Die Kernfunktion des Strafrechts
In einem Interview in der NZZamSonntag (kostenpflichtig) äussert sich Prof. Marcel Alexander Niggli anhand des Falls Kalojew zu den Funktionen des Strafrechts. Hier zwei bemerkenswerte Ausschnitte:
Die Strafhöhe und die Art der Strafe sind unwesentlich. Nach allem, was die Forschung zeigt, hat die Höhe der Sanktion überhaupt keinen Effekt auf die Rückfallgefahr. Das ist zwar schwer zu glauben, trifft aber trotzdem zu.
Die positive und unverzichtbare Funktion des Strafrechts, also eine Rechtsgemeinschaft in ihren Normen und Werten zu bestätigen, enthält immer auch eine abgrenzende Funktion. Das Strafrecht grenzt uns, die wir diese Werte vertreten und beachten, vom Rest ab. Das ist die Kernfunktion des Strafrechts, Identitätsstiftung auf Kosten des Bösen, des Andern.

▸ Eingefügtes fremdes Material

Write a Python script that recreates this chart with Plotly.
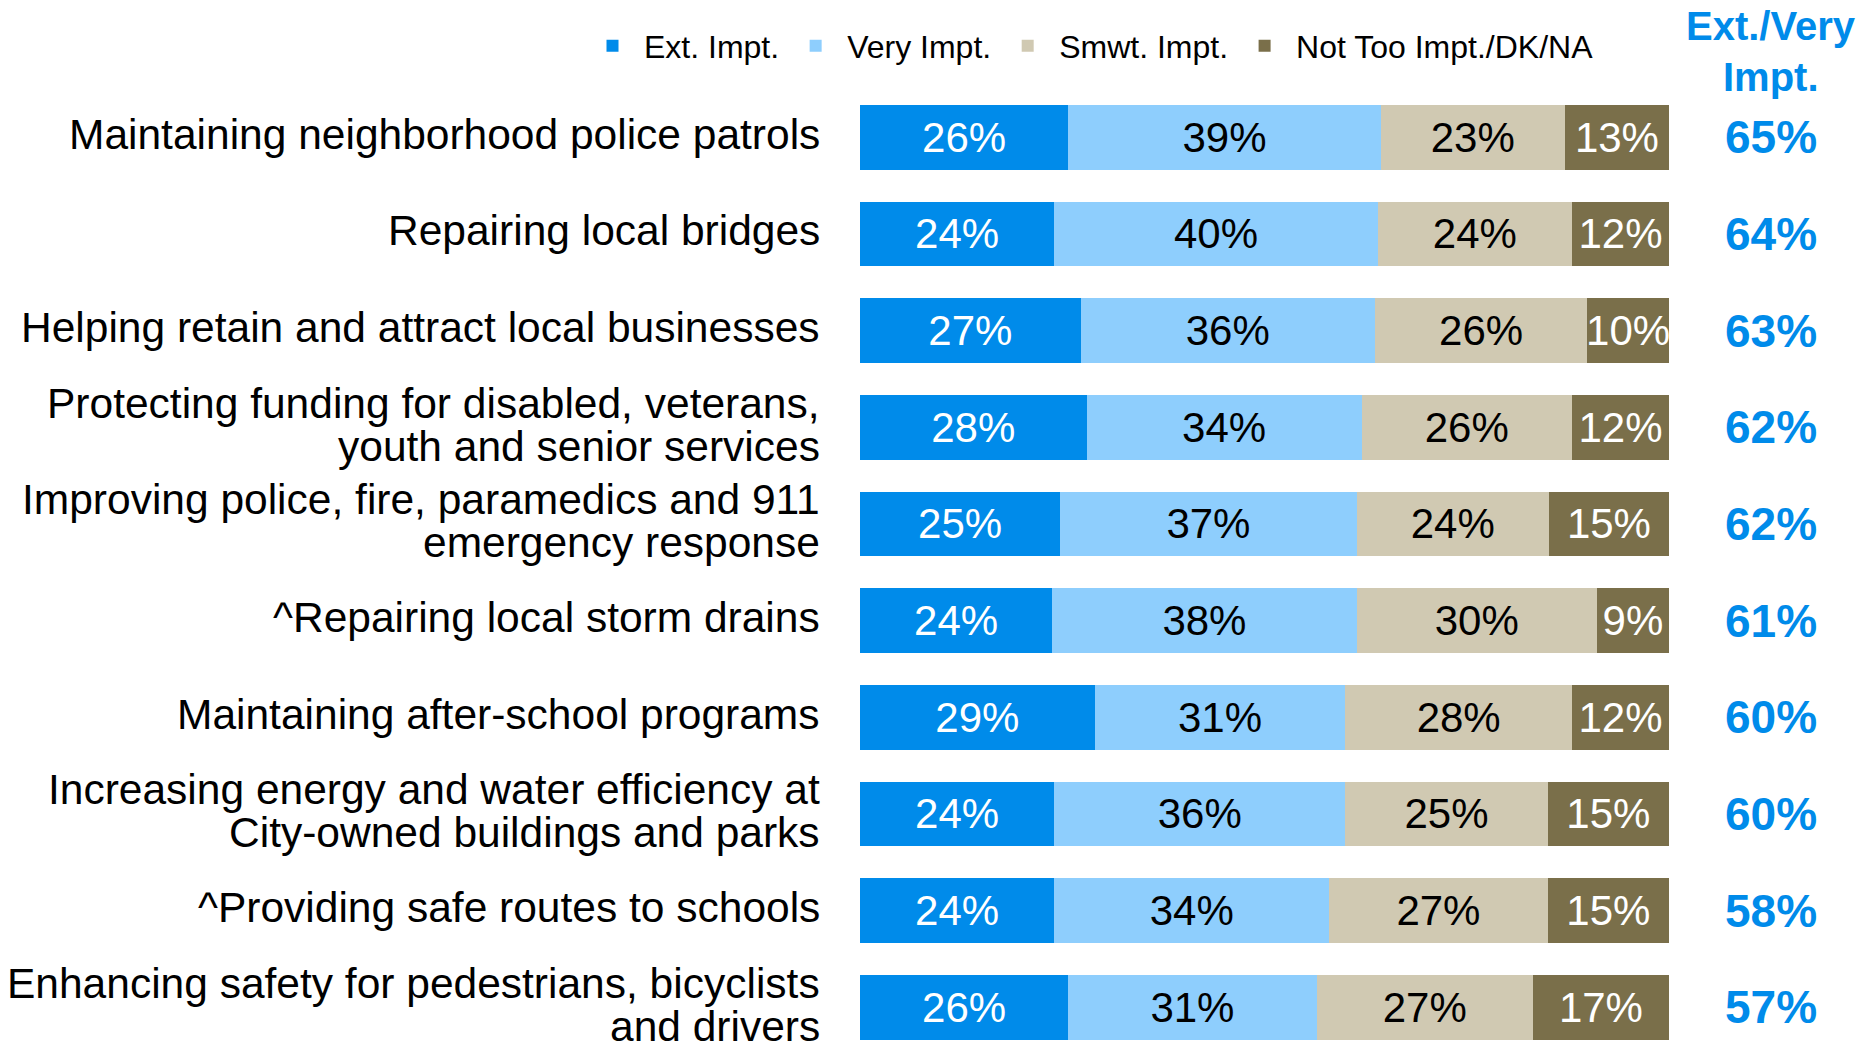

Ob sich der Gesetzgeber dessen bewusst ist, darf bezweifelt werden. Mit der immer weiter um sich greifenden Kriminalisierung von nicht strafwürdigen Verhaltensweisen, bleibt nicht viel, von dem man sich abgrenzen könnte.
Interessant sind die Aussagen von Prof. Niggli auch darum, weil er eigentlich ebenfalls sagt, dass die Strafzumessung letztlich etwas “Metaphysisches” ist, weshalb auch versucht wird, sachliche Kriterien für die Strafzumessung zu finden. Das ist natürlich grundsätzlich richtig. Um so mehr finde ich aber auch interessant, was Niggli weiter ausführt, nämlich: “… wir bestrafen auch (darum), um uns zu versichern, was Recht und Unrecht ist” – also bleibt die Strafzumessung letztlich doch ein metaphysicher Vorgang.